Thanks for pointing that out. Adding the computation of sin(i) in the loop in both functions still shows a large discrepancy though: about 132 µs without logger vs about 1.1 ms with logger. I just tried to cook up a minimum example here.
Hi, I think the main problem you’re seeing here is a super nasty bug affecting log ids which is now fixed in julia-1.0.2, so you should install that before proceeding further.
Even so, the 1.0.2 the default performance profile for early-filtered logging is not what I hoped for and has significantly regressed compared to MicroLogging in 0.6. In 0.6 I have
julia> using MicroLogging
julia> function do_something_with_logger()
for i in 1:10000
@debug "print some info"
end
end
julia> @time do_something_with_logger()
0.000533 seconds (4 allocations: 160 bytes)
which is respectable enough, though I think we can do better in the future.
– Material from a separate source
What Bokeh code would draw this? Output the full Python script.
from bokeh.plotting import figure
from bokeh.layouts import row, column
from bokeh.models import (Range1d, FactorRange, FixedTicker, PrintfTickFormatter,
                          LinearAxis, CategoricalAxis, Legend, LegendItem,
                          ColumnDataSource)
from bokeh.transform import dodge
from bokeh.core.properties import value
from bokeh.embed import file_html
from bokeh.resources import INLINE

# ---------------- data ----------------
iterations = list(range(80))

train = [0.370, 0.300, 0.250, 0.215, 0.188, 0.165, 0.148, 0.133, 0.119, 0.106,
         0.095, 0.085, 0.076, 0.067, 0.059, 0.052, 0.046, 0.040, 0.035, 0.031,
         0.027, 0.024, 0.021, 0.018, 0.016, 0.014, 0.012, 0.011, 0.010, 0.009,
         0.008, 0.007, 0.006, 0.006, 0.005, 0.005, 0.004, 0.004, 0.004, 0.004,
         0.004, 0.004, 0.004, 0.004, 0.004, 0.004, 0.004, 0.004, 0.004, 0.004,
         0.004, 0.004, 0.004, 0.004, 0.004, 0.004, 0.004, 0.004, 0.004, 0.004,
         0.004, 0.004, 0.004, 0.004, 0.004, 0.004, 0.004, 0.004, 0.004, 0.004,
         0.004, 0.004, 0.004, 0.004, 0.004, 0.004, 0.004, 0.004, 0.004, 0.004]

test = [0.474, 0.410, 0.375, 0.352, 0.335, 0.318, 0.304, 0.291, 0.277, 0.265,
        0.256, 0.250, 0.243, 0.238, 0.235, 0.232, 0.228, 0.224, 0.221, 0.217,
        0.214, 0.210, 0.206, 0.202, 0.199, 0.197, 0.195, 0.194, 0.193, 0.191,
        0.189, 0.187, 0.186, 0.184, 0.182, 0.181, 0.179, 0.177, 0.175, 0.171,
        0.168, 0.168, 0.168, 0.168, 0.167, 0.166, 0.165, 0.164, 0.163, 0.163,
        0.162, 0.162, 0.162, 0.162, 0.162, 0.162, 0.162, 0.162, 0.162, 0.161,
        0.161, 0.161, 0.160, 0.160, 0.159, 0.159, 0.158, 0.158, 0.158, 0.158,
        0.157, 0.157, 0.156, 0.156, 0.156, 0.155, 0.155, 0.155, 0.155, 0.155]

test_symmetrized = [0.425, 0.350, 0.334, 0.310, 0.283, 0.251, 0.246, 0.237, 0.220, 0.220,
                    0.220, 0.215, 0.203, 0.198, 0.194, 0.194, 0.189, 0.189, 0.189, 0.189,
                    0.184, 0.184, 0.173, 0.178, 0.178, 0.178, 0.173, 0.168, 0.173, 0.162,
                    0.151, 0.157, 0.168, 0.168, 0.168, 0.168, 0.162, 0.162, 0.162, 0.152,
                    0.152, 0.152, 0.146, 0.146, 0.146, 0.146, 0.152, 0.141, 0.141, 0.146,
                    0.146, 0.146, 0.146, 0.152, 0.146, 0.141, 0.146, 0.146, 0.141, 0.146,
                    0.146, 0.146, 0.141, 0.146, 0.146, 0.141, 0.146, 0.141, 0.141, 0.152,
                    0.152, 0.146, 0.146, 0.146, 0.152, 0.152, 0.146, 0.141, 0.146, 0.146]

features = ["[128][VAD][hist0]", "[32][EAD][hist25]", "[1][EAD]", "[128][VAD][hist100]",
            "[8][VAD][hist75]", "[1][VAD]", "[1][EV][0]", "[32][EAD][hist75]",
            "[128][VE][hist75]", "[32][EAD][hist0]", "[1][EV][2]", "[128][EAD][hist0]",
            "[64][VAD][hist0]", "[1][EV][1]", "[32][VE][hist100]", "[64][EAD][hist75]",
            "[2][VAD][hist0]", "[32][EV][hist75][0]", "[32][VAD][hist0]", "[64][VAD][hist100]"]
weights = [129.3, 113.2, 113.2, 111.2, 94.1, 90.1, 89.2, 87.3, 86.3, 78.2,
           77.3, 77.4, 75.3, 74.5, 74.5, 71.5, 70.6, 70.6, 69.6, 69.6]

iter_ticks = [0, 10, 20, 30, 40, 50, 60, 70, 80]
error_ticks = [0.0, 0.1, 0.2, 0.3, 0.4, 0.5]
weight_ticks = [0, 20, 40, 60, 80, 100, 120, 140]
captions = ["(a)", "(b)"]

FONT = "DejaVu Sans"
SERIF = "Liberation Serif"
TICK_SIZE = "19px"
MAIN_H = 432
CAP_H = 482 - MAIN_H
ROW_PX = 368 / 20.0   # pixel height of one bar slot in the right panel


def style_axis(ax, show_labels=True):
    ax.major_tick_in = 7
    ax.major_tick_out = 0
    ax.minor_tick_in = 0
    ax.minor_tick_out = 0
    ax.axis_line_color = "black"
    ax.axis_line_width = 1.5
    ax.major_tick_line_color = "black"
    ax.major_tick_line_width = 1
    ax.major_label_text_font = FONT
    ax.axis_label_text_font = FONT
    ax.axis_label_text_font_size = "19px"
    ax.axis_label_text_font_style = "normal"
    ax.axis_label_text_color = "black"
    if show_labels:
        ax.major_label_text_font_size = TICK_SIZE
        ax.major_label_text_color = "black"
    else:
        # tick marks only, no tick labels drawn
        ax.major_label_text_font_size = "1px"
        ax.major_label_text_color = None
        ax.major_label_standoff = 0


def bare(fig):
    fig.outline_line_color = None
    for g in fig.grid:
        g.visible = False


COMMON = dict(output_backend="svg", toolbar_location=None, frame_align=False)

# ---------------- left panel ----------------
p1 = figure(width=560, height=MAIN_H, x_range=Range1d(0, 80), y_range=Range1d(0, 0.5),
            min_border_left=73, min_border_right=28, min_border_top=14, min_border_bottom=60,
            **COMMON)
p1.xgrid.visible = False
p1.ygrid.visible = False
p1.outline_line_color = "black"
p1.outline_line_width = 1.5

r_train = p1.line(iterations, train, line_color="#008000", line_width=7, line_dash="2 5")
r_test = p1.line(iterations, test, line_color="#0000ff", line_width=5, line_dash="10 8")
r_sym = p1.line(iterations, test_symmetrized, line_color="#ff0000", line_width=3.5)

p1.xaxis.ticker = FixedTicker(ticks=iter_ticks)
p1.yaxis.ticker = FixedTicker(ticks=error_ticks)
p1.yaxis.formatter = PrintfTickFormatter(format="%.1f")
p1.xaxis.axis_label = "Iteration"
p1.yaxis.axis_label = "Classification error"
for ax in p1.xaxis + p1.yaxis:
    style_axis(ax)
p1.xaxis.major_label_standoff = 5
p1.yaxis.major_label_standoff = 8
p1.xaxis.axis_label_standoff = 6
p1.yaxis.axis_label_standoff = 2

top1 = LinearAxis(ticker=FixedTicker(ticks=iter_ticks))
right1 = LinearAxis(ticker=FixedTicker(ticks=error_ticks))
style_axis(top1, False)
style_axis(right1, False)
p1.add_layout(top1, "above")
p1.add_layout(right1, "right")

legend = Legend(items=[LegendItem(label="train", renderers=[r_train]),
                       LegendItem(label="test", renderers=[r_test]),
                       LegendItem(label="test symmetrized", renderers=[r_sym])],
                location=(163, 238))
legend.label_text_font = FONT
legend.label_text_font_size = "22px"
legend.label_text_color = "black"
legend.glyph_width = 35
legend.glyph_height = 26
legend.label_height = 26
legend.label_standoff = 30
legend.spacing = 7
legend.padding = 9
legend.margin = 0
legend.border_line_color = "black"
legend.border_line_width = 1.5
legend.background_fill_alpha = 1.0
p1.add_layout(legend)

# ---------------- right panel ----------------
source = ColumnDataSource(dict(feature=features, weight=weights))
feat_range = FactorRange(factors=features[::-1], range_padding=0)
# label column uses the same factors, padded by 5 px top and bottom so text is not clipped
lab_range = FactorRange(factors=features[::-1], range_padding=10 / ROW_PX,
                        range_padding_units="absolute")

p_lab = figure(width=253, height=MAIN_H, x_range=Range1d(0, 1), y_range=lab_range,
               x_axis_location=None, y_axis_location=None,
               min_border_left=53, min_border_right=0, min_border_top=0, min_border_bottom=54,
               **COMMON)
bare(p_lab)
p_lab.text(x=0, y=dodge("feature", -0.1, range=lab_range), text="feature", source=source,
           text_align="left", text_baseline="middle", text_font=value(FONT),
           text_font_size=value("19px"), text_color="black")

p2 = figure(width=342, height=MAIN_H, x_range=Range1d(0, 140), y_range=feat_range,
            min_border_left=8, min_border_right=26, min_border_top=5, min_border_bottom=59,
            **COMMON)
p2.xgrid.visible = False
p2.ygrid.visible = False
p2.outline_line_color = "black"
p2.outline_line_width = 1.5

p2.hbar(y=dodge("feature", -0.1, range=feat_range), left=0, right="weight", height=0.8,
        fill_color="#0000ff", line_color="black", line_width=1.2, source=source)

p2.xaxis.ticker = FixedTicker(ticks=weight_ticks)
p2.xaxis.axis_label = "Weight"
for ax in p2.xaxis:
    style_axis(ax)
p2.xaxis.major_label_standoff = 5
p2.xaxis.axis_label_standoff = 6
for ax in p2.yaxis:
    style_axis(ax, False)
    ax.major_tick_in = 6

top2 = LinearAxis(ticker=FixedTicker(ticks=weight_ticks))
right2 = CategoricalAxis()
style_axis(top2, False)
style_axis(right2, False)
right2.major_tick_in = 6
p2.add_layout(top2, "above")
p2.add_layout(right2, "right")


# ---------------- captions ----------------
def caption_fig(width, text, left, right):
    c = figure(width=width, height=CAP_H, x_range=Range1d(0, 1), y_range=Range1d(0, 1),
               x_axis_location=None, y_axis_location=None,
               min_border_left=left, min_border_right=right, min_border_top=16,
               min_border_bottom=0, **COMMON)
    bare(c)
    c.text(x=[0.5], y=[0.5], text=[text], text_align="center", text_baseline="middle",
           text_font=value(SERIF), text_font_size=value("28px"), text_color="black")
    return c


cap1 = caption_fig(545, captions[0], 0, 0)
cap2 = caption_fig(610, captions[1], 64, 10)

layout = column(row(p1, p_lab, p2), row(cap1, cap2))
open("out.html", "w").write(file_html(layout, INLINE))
However, in 1.0.2 I have
The global flag is a definite design compromise though and shouldn’t be necessary to get reasonable performance so I’ve created an issue for this: https://github.com/JuliaLang/julia/issues/30003
Not really related to the early-filtering from https://github.com/JuliaLang/julia/issues/30003, but maybe relevant: Presence of debugging macro’s also significantly bloats the code of the containing function, preventing inlining of the simplest of functions:
using InteractiveUtils
function foo()
1+1
end
xfoo() = foo()
@code_warntype xfoo()
function foobar()
println(42)
1+1
end
xfoobar() = foobar()
@code_warntype xfoobar()
function bar()
@debug 42
1+1
end
xbar() = bar()
@code_warntype xbar()
Yes, it’s all tradeoffs, at least with the macros we have the option of modifying the implementation in the future to make it more efficient, but without changing the semantics and breaking anyone’s code.
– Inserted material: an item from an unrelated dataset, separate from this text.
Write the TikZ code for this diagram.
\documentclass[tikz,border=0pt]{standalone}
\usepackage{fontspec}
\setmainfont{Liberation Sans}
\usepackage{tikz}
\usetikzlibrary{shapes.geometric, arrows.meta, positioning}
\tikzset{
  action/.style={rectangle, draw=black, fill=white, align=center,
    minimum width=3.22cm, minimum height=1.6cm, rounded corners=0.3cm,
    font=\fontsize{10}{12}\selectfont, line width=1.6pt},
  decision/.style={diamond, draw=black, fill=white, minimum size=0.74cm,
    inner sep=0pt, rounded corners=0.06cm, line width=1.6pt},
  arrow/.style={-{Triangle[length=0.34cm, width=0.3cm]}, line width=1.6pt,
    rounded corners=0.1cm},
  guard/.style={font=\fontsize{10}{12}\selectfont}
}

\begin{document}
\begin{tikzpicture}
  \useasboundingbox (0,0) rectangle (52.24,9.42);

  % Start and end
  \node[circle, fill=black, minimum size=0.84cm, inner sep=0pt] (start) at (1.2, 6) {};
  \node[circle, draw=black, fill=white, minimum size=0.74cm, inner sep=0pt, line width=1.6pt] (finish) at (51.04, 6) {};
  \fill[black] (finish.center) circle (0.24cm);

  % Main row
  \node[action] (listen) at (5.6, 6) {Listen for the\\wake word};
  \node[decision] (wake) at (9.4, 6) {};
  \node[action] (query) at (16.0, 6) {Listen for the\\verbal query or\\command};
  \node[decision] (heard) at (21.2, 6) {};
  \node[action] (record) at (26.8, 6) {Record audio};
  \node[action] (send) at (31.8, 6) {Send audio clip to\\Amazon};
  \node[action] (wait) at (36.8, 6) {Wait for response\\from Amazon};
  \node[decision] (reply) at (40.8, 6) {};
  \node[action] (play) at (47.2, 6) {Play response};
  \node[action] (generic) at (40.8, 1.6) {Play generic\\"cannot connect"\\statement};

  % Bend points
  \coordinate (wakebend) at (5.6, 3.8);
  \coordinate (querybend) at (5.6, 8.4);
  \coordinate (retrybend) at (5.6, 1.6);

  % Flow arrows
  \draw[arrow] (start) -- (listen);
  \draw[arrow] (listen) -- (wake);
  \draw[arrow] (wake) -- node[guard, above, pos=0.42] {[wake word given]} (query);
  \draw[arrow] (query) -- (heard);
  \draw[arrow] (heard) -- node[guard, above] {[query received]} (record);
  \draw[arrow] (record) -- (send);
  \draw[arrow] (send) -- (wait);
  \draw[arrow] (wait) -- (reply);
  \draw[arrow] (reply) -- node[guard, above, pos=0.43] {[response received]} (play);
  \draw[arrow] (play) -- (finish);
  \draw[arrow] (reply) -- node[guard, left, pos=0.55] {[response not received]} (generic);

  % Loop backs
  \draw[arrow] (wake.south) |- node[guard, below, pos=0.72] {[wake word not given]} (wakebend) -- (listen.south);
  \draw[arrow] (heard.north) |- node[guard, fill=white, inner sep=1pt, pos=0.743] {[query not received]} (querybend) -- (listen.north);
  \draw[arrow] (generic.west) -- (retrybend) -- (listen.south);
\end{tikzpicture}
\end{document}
Early on, I had the log message generation in a closure which might or might not have helped with inlining. Sombody (I think it was Jeff) noted this was hard on the compiler, so it’s all inlined for now.
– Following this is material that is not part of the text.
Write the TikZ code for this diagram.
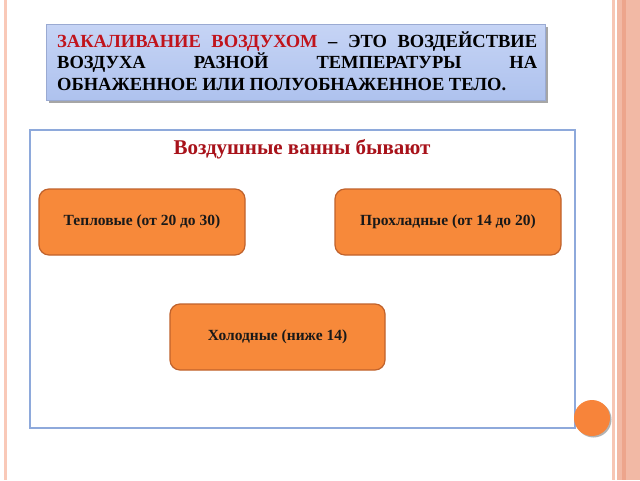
\documentclass[tikz,border=0pt]{standalone}
\usepackage{fontspec}
\setmainfont{Liberation Serif}
\usetikzlibrary{shadows}
\definecolor{stripeL}{HTML}{F9C9B8}
\definecolor{stripeA}{HTML}{F7C6B4}
\definecolor{stripeB}{HTML}{F2B9A5}
\definecolor{stripeC}{HTML}{EDA58C}
\definecolor{titletop}{HTML}{C6D4F5}
\definecolor{titlebot}{HTML}{AEC2EE}
\definecolor{titleedge}{HTML}{9AAAD2}
\definecolor{redtxt}{HTML}{C0141C}
\definecolor{headred}{HTML}{A8121A}
\definecolor{frameblue}{HTML}{8EA9DB}
\definecolor{boxfill}{HTML}{F7893A}
\definecolor{boxedge}{HTML}{C0622C}
\definecolor{dot}{HTML}{F7843A}
\tikzset{
  titleline/.style={anchor=base west, inner sep=0pt, font=\fontsize{18.5}{22}\selectfont\bfseries, text=black},
  kindbox/.style={draw=boxedge, line width=1.2pt, fill=boxfill, rounded corners=10pt,
    minimum height=66pt, inner sep=0pt, font=\fontsize{15.5}{18}\selectfont\bfseries, text=black!90},
}
\begin{document}
\begin{tikzpicture}[x=1pt,y=-1pt]
\path[use as bounding box] (0,0) rectangle (640,480);
\fill[white] (0,0) rectangle (640,480);
% side stripes
\fill[stripeL] (4,0) rectangle (7,480);
\fill[stripeA] (612,0) rectangle (614.5,480);
\fill[stripeB] (617,0) rectangle (640,480);
\fill[stripeC] (622,0) rectangle (626,480);
% title box
\fill[black!35] (49,27) rectangle (548,103);
\shade[top color=titletop, bottom color=titlebot, draw=titleedge, line width=0.8pt] (46,24) rectangle (545,100);
\node[titleline] (t1) at (57,47) {\makebox[480pt][s]{\textcolor{redtxt}{ЗАКАЛИВАНИЕ ВОЗДУХОМ} – ЭТО ВОЗДЕЙСТВИЕ}};
\node[titleline] (t2) at (57,68.5) {\makebox[480pt][s]{ВОЗДУХА РАЗНОЙ ТЕМПЕРАТУРЫ НА}};
\node[titleline] (t3) at (57,90) {ОБНАЖЕННОЕ ИЛИ ПОЛУОБНАЖЕННОЕ ТЕЛО.};
% content frame
\draw[frameblue, line width=1.6pt] (30,130) rectangle (575,428);
\node[anchor=base, inner sep=0pt, font=\fontsize{21}{24}\selectfont\bfseries, text=headred] (head) at (302,154) {Воздушные ванны бывают};
% boxes
\node[kindbox, minimum width=206pt] (warm) at (142,222) {Тепловые (от 20 до 30)};
\node[kindbox, minimum width=226pt] (cool) at (448,222) {Прохладные (от 14 до 20)};
\node[kindbox, minimum width=215pt] (cold) at (277.5,337) {Холодные (ниже 14)};
% dot
\fill[black!30] (593.5,419.5) circle (18);
\fill[dot] (592,418) circle (18);
\end{tikzpicture}
\end{document}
Part of the high inlining cost is possibly that the logging is wrapped in a try/catch to avoid the situation where you enable a debug statement at runtime and it causes your program to crash due to an untested code path. I’ve seen this happen in practice and I thought it best to avoid by design. There’s a certain performance hit with the current system though.
Hope you might appreciate this slightly off topic - but (hopefully) still enlightening observation.
Light travels approximately one foot in one nanosecond (ns).
And so I find it simply amazing that (the speed of light C is a limiting factor for (non-quantum) transfer of information) may be another way to know that 10,000 iterations could NOT have occurred in that time frame span of space-time.
IOW (implied, but maybe not immediately obvious from this discussion) Big-O algorithmic design utilizing more intelligence, memory and parallel processing (like our brains) is likely the best way forward for compiler design and faster code execution.